▶ _Requirements_: Locate the word "script" in the material, then show every line that holds it.

▶ _Record excerpts_:
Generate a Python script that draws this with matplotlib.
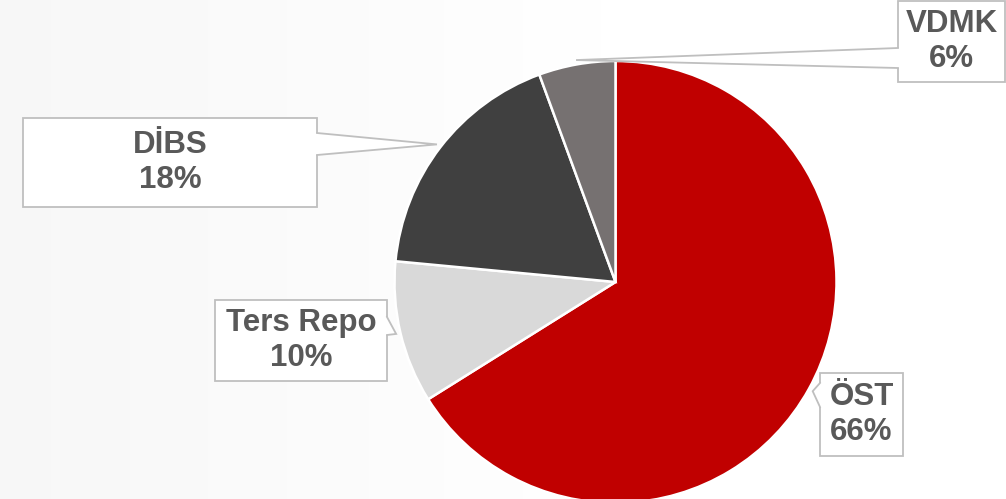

...

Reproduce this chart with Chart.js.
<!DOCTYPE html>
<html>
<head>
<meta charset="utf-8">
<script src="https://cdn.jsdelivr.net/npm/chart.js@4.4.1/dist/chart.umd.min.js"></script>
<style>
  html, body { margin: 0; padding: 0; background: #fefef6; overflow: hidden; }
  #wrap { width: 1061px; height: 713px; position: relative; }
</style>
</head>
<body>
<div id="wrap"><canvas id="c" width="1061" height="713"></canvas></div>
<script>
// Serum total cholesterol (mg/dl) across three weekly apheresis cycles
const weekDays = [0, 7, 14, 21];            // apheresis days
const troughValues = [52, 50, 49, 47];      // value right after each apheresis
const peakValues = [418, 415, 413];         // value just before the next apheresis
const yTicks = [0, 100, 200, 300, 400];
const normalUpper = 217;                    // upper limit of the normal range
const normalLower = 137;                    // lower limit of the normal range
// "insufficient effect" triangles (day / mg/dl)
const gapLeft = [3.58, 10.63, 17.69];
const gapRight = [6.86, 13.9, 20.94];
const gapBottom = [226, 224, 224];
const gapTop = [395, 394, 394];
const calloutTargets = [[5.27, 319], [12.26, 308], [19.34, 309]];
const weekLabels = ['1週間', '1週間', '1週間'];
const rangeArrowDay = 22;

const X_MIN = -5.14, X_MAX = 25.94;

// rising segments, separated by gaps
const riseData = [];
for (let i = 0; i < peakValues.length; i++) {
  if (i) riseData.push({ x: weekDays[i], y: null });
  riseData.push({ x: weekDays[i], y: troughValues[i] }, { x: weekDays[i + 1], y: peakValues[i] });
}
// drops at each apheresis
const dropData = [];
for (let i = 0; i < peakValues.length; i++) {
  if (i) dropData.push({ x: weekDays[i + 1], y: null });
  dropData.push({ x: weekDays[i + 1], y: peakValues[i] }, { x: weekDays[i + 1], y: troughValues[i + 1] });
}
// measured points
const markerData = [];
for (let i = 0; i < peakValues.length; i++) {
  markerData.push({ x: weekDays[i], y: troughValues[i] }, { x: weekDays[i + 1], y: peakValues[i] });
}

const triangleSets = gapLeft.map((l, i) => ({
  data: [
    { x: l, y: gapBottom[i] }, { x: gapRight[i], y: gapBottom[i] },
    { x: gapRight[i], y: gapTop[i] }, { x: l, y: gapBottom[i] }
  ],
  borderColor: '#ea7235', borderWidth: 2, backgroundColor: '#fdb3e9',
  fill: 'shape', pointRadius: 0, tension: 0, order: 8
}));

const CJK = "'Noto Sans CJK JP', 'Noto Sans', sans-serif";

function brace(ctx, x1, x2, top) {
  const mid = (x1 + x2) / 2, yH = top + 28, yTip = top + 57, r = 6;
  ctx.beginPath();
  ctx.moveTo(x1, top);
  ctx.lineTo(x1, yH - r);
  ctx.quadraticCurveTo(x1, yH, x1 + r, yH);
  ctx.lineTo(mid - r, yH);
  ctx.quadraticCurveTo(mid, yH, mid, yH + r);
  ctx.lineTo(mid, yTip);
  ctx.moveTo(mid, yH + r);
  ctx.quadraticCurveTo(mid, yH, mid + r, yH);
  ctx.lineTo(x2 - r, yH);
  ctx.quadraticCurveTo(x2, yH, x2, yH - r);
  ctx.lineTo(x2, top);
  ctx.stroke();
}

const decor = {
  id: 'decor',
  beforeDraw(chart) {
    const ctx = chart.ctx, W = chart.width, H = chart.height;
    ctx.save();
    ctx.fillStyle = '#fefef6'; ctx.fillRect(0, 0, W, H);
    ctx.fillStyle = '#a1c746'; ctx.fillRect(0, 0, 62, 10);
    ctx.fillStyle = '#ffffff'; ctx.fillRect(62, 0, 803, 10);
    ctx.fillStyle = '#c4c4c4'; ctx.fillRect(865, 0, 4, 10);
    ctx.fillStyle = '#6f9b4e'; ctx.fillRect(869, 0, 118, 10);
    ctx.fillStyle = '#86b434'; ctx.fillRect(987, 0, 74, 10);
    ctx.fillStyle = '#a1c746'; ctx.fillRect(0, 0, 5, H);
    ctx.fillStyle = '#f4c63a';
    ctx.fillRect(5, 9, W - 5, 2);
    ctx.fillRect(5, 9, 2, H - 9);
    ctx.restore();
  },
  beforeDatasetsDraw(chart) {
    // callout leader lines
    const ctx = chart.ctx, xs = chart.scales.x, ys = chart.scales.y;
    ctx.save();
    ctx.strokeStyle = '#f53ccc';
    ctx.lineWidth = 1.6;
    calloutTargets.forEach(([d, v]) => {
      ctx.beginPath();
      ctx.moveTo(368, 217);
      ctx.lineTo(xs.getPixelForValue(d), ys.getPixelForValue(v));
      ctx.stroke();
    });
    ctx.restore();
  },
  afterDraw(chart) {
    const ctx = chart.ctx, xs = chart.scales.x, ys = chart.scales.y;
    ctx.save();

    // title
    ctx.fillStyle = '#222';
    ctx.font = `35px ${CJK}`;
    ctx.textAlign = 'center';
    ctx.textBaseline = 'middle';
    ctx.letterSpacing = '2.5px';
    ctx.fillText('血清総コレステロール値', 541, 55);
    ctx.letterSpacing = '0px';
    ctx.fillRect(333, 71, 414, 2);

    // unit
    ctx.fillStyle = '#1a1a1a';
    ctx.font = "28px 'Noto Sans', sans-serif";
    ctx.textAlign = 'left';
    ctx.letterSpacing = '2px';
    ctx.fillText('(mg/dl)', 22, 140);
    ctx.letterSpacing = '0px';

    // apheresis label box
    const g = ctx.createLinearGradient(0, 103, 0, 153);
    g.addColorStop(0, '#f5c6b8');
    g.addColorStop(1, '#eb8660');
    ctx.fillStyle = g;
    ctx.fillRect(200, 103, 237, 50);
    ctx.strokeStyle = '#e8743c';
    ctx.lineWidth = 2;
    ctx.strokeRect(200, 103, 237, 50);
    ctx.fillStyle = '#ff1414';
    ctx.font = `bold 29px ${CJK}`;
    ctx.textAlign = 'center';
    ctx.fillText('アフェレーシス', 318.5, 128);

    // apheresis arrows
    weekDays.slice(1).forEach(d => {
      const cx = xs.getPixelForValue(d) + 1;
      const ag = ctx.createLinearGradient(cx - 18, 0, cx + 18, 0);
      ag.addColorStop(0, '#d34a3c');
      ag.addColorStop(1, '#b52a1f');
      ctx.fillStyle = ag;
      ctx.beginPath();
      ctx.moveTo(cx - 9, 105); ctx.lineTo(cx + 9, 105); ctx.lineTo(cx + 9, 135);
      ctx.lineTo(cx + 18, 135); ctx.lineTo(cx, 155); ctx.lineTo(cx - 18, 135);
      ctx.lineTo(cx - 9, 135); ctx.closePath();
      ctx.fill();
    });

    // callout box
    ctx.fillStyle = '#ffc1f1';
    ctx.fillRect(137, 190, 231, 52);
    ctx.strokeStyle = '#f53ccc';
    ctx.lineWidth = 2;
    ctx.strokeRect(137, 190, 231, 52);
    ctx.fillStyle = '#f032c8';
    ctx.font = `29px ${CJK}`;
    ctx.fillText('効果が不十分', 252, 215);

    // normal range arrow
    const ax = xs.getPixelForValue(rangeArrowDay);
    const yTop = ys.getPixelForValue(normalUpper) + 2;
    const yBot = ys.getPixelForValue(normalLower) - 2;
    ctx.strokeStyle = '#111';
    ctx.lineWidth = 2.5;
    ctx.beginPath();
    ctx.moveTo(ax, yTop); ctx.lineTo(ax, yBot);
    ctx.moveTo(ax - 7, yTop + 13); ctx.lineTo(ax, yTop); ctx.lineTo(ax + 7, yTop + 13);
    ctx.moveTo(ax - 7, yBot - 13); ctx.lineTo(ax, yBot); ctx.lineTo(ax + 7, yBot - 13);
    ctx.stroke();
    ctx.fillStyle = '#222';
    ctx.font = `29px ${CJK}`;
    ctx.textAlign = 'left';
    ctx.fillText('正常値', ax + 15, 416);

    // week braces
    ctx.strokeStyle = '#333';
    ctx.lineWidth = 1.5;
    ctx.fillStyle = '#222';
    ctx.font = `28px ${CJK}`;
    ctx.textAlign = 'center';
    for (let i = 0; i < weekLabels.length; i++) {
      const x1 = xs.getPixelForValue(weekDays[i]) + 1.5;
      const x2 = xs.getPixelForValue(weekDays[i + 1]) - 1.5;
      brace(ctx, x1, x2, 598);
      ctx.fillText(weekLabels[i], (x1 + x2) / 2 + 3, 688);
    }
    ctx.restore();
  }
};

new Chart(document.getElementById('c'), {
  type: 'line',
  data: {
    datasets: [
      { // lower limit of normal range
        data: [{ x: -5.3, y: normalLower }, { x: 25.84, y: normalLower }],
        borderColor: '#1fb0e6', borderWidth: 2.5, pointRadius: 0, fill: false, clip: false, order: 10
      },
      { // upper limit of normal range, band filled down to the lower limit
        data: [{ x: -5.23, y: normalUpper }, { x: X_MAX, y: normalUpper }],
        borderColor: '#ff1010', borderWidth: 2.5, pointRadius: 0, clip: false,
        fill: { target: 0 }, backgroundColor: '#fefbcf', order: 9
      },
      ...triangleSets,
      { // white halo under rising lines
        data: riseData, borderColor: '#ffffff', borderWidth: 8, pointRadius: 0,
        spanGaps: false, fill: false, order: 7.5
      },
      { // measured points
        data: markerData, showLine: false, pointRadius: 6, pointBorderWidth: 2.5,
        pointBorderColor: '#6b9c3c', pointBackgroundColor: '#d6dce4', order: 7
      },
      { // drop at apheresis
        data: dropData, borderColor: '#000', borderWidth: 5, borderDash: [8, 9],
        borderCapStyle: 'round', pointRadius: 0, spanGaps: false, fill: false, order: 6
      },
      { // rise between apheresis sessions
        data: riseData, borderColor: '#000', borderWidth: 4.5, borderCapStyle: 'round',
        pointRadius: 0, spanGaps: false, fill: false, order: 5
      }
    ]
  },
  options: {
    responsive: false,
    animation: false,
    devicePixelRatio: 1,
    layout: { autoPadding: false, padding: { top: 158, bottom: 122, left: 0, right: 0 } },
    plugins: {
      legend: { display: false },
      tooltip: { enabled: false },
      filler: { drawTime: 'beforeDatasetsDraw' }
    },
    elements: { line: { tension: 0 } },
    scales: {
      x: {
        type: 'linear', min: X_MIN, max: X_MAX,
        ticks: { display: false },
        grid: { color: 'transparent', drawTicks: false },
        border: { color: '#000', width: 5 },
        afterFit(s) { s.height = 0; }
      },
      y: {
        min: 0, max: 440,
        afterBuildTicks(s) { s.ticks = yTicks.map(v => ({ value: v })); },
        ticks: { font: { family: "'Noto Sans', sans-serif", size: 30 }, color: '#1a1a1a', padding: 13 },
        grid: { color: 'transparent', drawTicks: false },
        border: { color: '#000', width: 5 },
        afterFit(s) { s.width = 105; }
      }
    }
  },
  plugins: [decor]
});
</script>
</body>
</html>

▶ _Answer to this exercise_:
Generate a Python script that draws this with matplotlib.
<script src="https://cdn.jsdelivr.net/npm/chart.js@4.4.1/dist/chart.umd.min.js"></script>
<script>
</script>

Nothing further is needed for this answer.